When played on a mean-tone organ this music has a freshness and clarity that the world would not hear again until the writing of young Mozart. The nature of mean-tone temperament means that certain chords have an agreeable sweetness to their sounds, others a disagreeable character. Sweelinck uses this “sweet and sour” tonality to great advantage. This should be very evident on this recording. All organs, and probably all harpsichords, were tuned in mean-tone temperament during Sweelinck’s day. The modern Western ear, accustomed to equal temperament tuning, once thought that unequal temperaments sounded out of tune. But with the advent of globalization, and the ability to hear music of different cultures and exotic instruments, our ears are now more accepting of different tuning systems.
Allein Gott in der Höh sei Ehr is a set of four variations on the “Gloria” of the German Lutheran mass.
Many composers chose English Renaissance composer John Dowland’s remarkable tune, Paduana Lachrymae, to create a set of variations. This set is most likely written by Heinrich Scheidemann (1595-1663), Sweelinck’s pupil.
The variations on Onder een linde groen (also known by its German title, “Unter der Linden grüne”) are most likely based on an English tune “All in a garden green.”
Fantasia (Ut, re, mi, fa, sol, la) is a free-composed fantasia based on the first six notes of the major scale.
Mein junges Leben hat ein End’ is Sweelinck’s most popular set of variations, performed as often by harpsichordists as organists. This popular tune in Sweelinck’s day was about the end of one’s youth. Each of Sweelinck’s six variations lends a different character to the tune, yet all with a slight sense of melancholy and nostalgia. It would seem that the fond remembrance of, and longing for, one’s youth is not an invention of our modern world!
Fantasia Chromatica exercises the richness of mean-tone tuning with its changing character, modulating from major to minor and back to major.
Because his music lends itself so beautifully to the organ in Oosthuizen (and to mean-tone temperament), I decided to include Scheidemann’s Galliarda ex D and Variation with the Sweelinck music. Upon first listening, it is clear that this is dance music, quite possibly intended for performance by an organ or harpsichord in a royal court. Although not as metrically complex as what William Byrd was doing at the same time across the English Channel, this music nonetheless has an undeniable exuberance.
The Woods so Wilde, by William Byrd (1535/1543?–1623), is taken from the Fitzwilliam Virginal Book and uses a very simple tune for its basis, which is then followed by 13 variations. Byrd was a contemporary of Sweelinck, and, like Sweelinck’s, Byrd’s keyboard music is best heard on mean-tone instruments.
Three works from the Susanne van Soldt manuscript of 1599 complete the first disc and are contemporary.
Erbarme dich mein, o Herre Gott is a set of six variations on the tune that was used for singing Psalm 51. This is a penitential psalm that is plea for God’s mercy.

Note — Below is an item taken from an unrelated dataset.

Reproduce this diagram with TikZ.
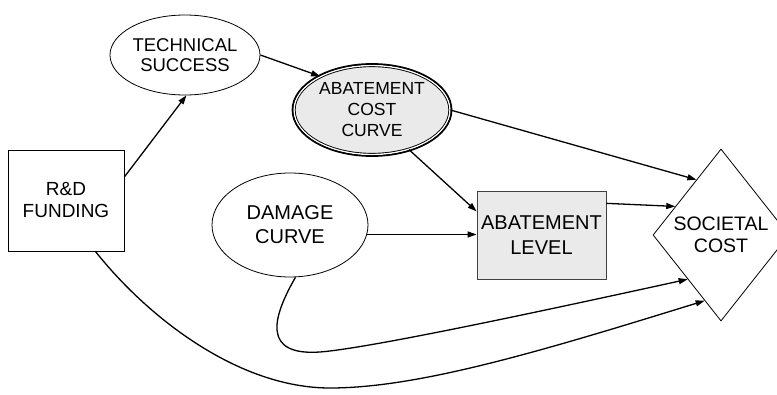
\documentclass[tikz,border=0pt]{standalone}
\usepackage{fontspec}
\setmainfont{Liberation Sans}
\usetikzlibrary{shapes.geometric,arrows.meta}
\definecolor{boxgray}{HTML}{EAEAEA}
\tikzset{
  arr/.style={line width=1.3pt,-{Triangle[length=9pt,width=6pt]}},
  oval/.style={ellipse,draw,line width=0.8pt,inner sep=0pt,align=center,font=\fontsize{19}{22}\selectfont},
  sqbox/.style={rectangle,draw,line width=0.8pt,inner sep=0pt,align=center,font=\fontsize{19}{22}\selectfont}
}
\begin{document}
\begin{tikzpicture}[x=1pt,y=-1pt]
\useasboundingbox (0,0) rectangle (777,394);
\node[sqbox,minimum width=116pt,minimum height=101pt] (rd) at (66,200.5) {R\&D\\FUNDING};
\node[oval,minimum width=150pt,minimum height=80pt,font=\fontsize{18.5}{20.5}\selectfont] (ts) at (185,55) {TECHNICAL\\SUCCESS};
\node[ellipse,draw,fill=boxgray,line width=0.9pt,double=white,double distance=1.4pt,inner sep=0pt,align=center,
      minimum width=156pt,minimum height=89pt,font=\fontsize{17.5}{21}\selectfont] (acc) at (372,110) {ABATEMENT\\COST\\CURVE};
\draw[line width=1.6pt] (acc.center) ellipse [x radius=79.6pt, y radius=46.1pt];
\node[oval,minimum width=156pt,minimum height=104pt,font=\fontsize{20}{24}\selectfont] (dc) at (290,225) {DAMAGE\\CURVE};
\node[sqbox,draw=black!75,fill=boxgray,minimum width=129pt,minimum height=88pt,font=\fontsize{20}{25}\selectfont] (al) at (541.5,235) {ABATEMENT\\LEVEL};
\node[diamond,draw,line width=0.8pt,inner sep=0pt,align=center,minimum width=136pt,minimum height=172pt,
      font=\fontsize{19.5}{22}\selectfont] (sc) at (721,235) {SOCIETAL\\COST};
\draw[arr] (rd.22) -- (ts.272);
\draw[arr] (ts.east) -- (acc.147);
\draw[arr] (acc.east) -- (sc.114);
\draw[arr] (acc.-47) -- (al.160);
\draw[arr] (dc.-7) -- (dc.-7 -| al.west);
\draw[arr] (al.26) -- (sc.148);
\draw[arr] (dc.-84) .. controls (272,318) and (262,356) .. (320,352)
   .. controls (370,348) and (538,312) .. (sc.233);
\draw[arr] (rd.-60) .. controls (150,320) and (240,388) .. (330,388)
   .. controls (420,388) and (545,350) .. (sc.256);
\end{tikzpicture}
\end{document}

The first variation is in two parts, the second in three parts, the third in four parts. When the psalm tune is “hidden” in the interior parts (tenor or bass), I have elected to play it on the pedals.
Ballo del granduca is a dance tune, far lighter in character than the psalm that precedes it. I’ve elected to use registration that could have been heard in a royal court ballroom, to emphasize the playful nature of the music.
The tune Des boosdoenders wille seer quaet for Psalm 36 is, by far, the longest chosen for this recording. Although consisting of only three variations, it is longer than nine minutes. This beautiful tune was shortened and used in England and America as Psalm 113 (now called Old 113th in many hymnals).
A “Pavane of tears,” Pavana Lachrimae is Sweelinck’s beautiful rendition of the popular tune by John Dowland. For this piece, I alternate between four different soft sounds of the Örgryte organ, each on a different keyboard.
Today we take it for granted that nearly all organs have two or more manuals (keyboards), but such was not always the case. Rare was the village organ with more than one keyboard and a few pedal notes that could be “pulled down” from the manual (as opposed to independent stops). The major cities, especially Amsterdam where Sweelinck spent his life, would have had organs with more than one manual, however. To show off what these instruments could do, Sweelinck wrote numerous “echo” fantasias. The Echo Fantasia recorded here demonstrates the clear delight that the composer (and original performer) must have had in showing the capability of his instrument.
Herzlich lieb hab ich dich, o Herr also uses a familiar German Lutheran chorale for its theme. This recording contains the first three of the four published variations. The fourth is considered spurious.
This setting of Psalm 23 has only recently been discovered (early twenty-first century) and certainly seems to convey many of Sweelinck’s techniques. I question whether the second and third variations are authentic, and have therefore only recorded the first variation with its somber sweetness.
Nun freut euch, lieben Christen gemein is a straight-forward and delightful setting of the German Christmas chorale.